The Women's Christian Temperance Union was a national powerhouse in the years leading up to prohibition, and worked tirelessly to outlaw liquor in the U.S. SUBMITTED PHOTO

Prohibition may have taken alcohol out of the county legally, but the fact is there was plenty of production and rum-running going on in the woods of Becker County.

On Friday, Feb. 7, Becker County Museum Director Amy Degerstrom will be presenting “Agitate, Educate, Legislate,” an event filled with interesting facts about the bootlegging ways of Becker County and the Christian women who changed everything for the nation.

“I will spend a lot of time talking about Height of Land area,” she said, because a large part of the production took place in the woods around that area. “It makes sense because there are lots of trees and land and hiding places.”

That’s only the surface of Prohibition in Becker County, though.

It’s no coincidence that the year women finally got the right to vote, alcohol was banned throughout the nation. Though the Woman’s Christian Temperance Union strived to keep things safe on the homefront with the banning of alcohol, it actually had the reverse effect.

“It was the rise of underground speakeasies, that criminal element, which leads to the mob and gangster mentality. People get angry when they can’t get their beer,” Degerstrom said with a laugh.

While she said she’s not surprised that bootlegging was big in Becker County, she said she’s more surprised about the Christian women’s movement and the local force.

“I was a little surprised about how active the WCTU was.”

She said since Detroit Lakes was still a fairly new community — officially about 50 years old at the time – it was still “rough and tumble.” The timber mills were just closing, the railroad workers were present, the brothels were populated.

“There are remnants of that early era. The women and businessmen were actively trying to change that,” she said.

She said the county was very active on both sides of the debate – the bootlegging and the temperance.

“The fact is women were trying to gain control of their households and their lives,” she said. “Paychecks were being lost in saloons.”

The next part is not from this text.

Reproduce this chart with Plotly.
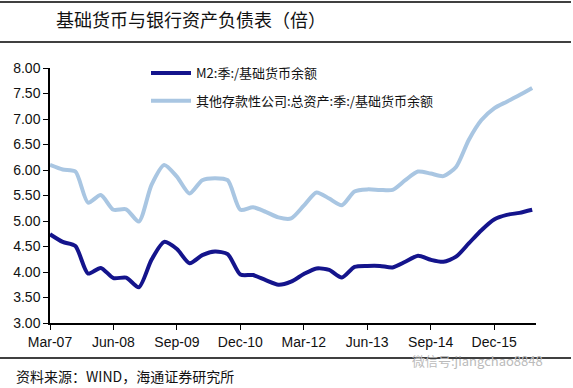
import plotly.graph_objects as go

quarters = ["Mar-07", "Jun-07", "Sep-07", "Dec-07", "Mar-08", "Jun-08", "Sep-08", "Dec-08",
            "Mar-09", "Jun-09", "Sep-09", "Dec-09", "Mar-10", "Jun-10", "Sep-10", "Dec-10",
            "Mar-11", "Jun-11", "Sep-11", "Dec-11", "Mar-12", "Jun-12", "Sep-12", "Dec-12",
            "Mar-13", "Jun-13", "Sep-13", "Dec-13", "Mar-14", "Jun-14", "Sep-14", "Dec-14",
            "Mar-15", "Jun-15", "Sep-15", "Dec-15", "Mar-16", "Jun-16", "Sep-16"]

m2_ratio = [4.74, 4.59, 4.51, 3.97, 4.08, 3.88, 3.89, 3.70, 4.24, 4.59,
            4.45, 4.17, 4.33, 4.40, 4.35, 3.95, 3.94, 3.84, 3.75, 3.81,
            3.96, 4.07, 4.04, 3.89, 4.10, 4.12, 4.12, 4.09, 4.20, 4.32,
            4.24, 4.20, 4.30, 4.56, 4.82, 5.03, 5.12, 5.16, 5.22]

assets_ratio = [6.10, 6.01, 5.97, 5.36, 5.51, 5.22, 5.23, 4.99, 5.71, 6.10,
                5.87, 5.54, 5.80, 5.84, 5.80, 5.22, 5.27, 5.18, 5.07, 5.05,
                5.30, 5.56, 5.44, 5.31, 5.58, 5.62, 5.61, 5.61, 5.80, 5.97,
                5.93, 5.88, 6.06, 6.59, 6.98, 7.21, 7.34, 7.47, 7.61]

series_names = ["M2:季:/基础货币余额", "其他存款性公司:总资产:季:/基础货币余额"]
tick_labels = ["Mar-07", "Jun-08", "Sep-09", "Dec-10", "Mar-12", "Jun-13", "Sep-14", "Dec-15"]
y_ticks = [3.0, 3.5, 4.0, 4.5, 5.0, 5.5, 6.0, 6.5, 7.0, 7.5, 8.0]

title_text = "基础货币与银行资产负债表（倍）"
source_text = "资料来源：WIND，海通证券研究所"
watermark_text = "微信号:jiangchao8848"

CJK = "Noto Sans CJK SC"
LAT = "Arial, Liberation Sans, sans-serif"

fig = go.Figure()
fig.add_trace(go.Scatter(x=quarters, y=m2_ratio, mode="lines", name=series_names[0],
                         legendgroup="a",
                         line=dict(color="#14148c", width=4, shape="spline", smoothing=0.7)))
fig.add_trace(go.Scatter(x=quarters, y=assets_ratio, mode="lines", name=series_names[1],
                         legendgroup="b",
                         line=dict(color="#a9c6e2", width=4, shape="spline", smoothing=0.7)))

W, H = 573, 388
L, R, T, B = 50, 37, 68, 65
pw, ph = W - L - R, H - T - B

def px(x):
    return (x - L) / pw

def py(y):
    return (H - B - y) / ph

shapes = []
for yy in (2, 42, 358):
    shapes.append(dict(type="line", xref="paper", yref="paper",
                       x0=px(0), x1=px(571), y0=py(yy), y1=py(yy),
                       line=dict(color="black", width=1.5)))

annotations = [
    dict(text=title_text, xref="paper", yref="paper", x=px(54), y=py(19),
         xanchor="left", yanchor="middle", showarrow=False,
         font=dict(family=CJK, size=18, color="#111")),
    dict(text=source_text, xref="paper", yref="paper", x=px(14), y=py(376),
         xanchor="left", yanchor="middle", showarrow=False,
         font=dict(family=CJK, size=14, color="#111")),
    dict(text=watermark_text, xref="paper", yref="paper", x=px(410), y=py(360),
         xanchor="left", yanchor="middle", showarrow=False,
         font=dict(family=CJK, size=13, color="#bbbbbb")),
]

fig.update_layout(
    width=W, height=H,
    margin=dict(l=L, r=R, t=T, b=B, pad=0),
    paper_bgcolor="white", plot_bgcolor="white",
    showlegend=True,
    legend=dict(x=px(146), y=py(58), xanchor="left", yanchor="top",
                bgcolor="rgba(0,0,0,0)", tracegroupgap=8,
                font=dict(family=CJK, size=13, color="#111"),
                itemwidth=40),
    shapes=shapes,
    annotations=annotations,
    xaxis=dict(type="category", range=[0, 38.3],
               tickmode="array", tickvals=tick_labels, ticktext=tick_labels,
               showline=True, linecolor="black", linewidth=1.5,
               ticks="outside", ticklen=5, tickcolor="black",
               showgrid=False, zeroline=False,
               tickfont=dict(family=LAT, size=14, color="#111")),
    yaxis=dict(range=[3.0, 8.0], tickmode="array", tickvals=y_ticks,
               tickformat=".2f",
               showline=True, linecolor="black", linewidth=1.5,
               ticks="outside", ticklen=5, tickcolor="black",
               showgrid=False, zeroline=False,
               tickfont=dict(family=LAT, size=14, color="#111")),
)

fig.write_html("out.html",
               config={"displayModeBar": False},
               post_script="document.body.style.margin='0';document.body.style.padding='0';")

Interestingly, Prohibition provided jobs on both sides of the law. There were the police and patrols, regulators and licensures. But there were also jobs for those brewing the alcohol, transportation and sellers. Though illegal, it was also very profitable.

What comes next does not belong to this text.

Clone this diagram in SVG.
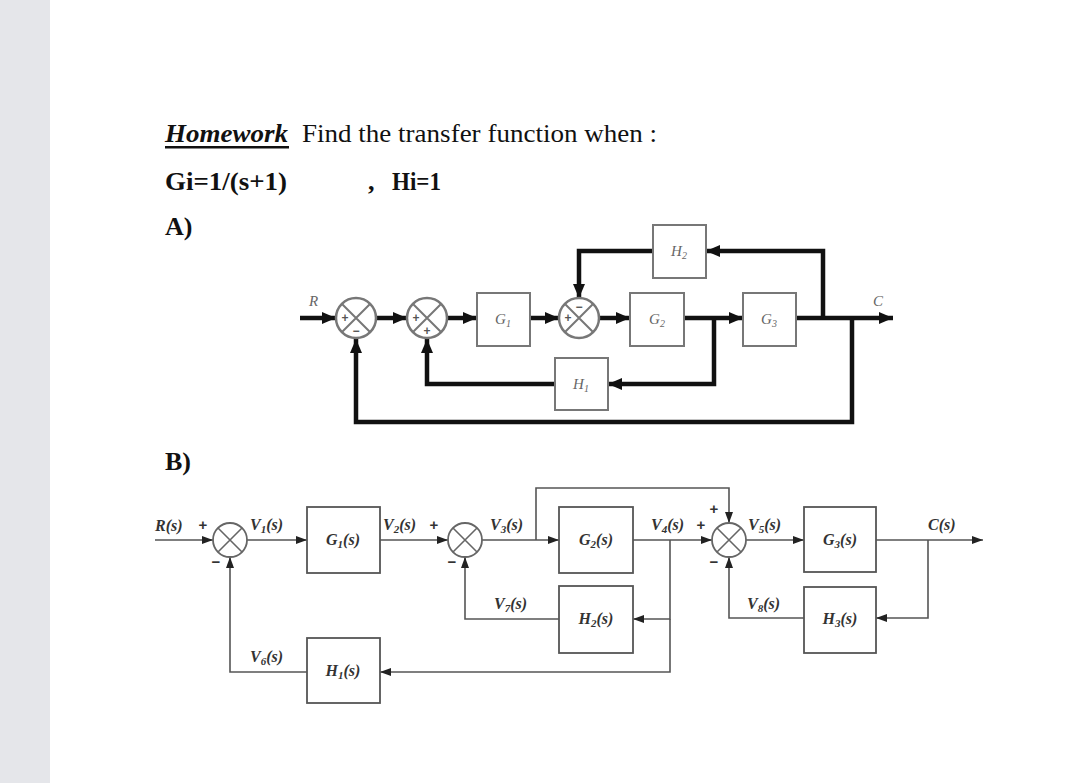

The museum has plenty of artifacts from that time period that Degerstrom will have on hand to view. There are stills that were used for brewing the alcohol, confiscated bottles and arrest warrants.

“People have a strong opinion about alcohol. They still do. This will be a fun one,” she said of the presentation.

This is the third Hidden History Happy Hour Degerstrom has presented. The first was a year ago during Polar Fest on the history of women’s lingerie. Last summer, she also presented a Hidden History on Frazee’s seedier side with brothels, prostitution and crime.

She said bootlegging will follow the Frazee presentation nicely because there was plenty of involvement there, too.

Not only were Minnesota and Wisconsin very popular when it came to bootlegging, because they are so rural, but also because they are located on the Canadian border, over which legally-made booze was smuggled.

While legal now, home-brewing is still popular. She said the thrill is may be gone since it’s legal, but the art of it never went away.

Doors open at the museum at 7 p.m. on Feb. 7, with the program beginning at 7:30. Food and drinks will be provided by La Barista. Your $10 ticket will get you food and one drink ticket. Tickets are available at the door.

Not only is the program a part of the Polar Fest activities, it is also held the night of Daddy’s Little Sweetheart Dance, so moms can stop by after being taking pictures of dads and their sweethearts and then being shooed out of the Holmes Theatre.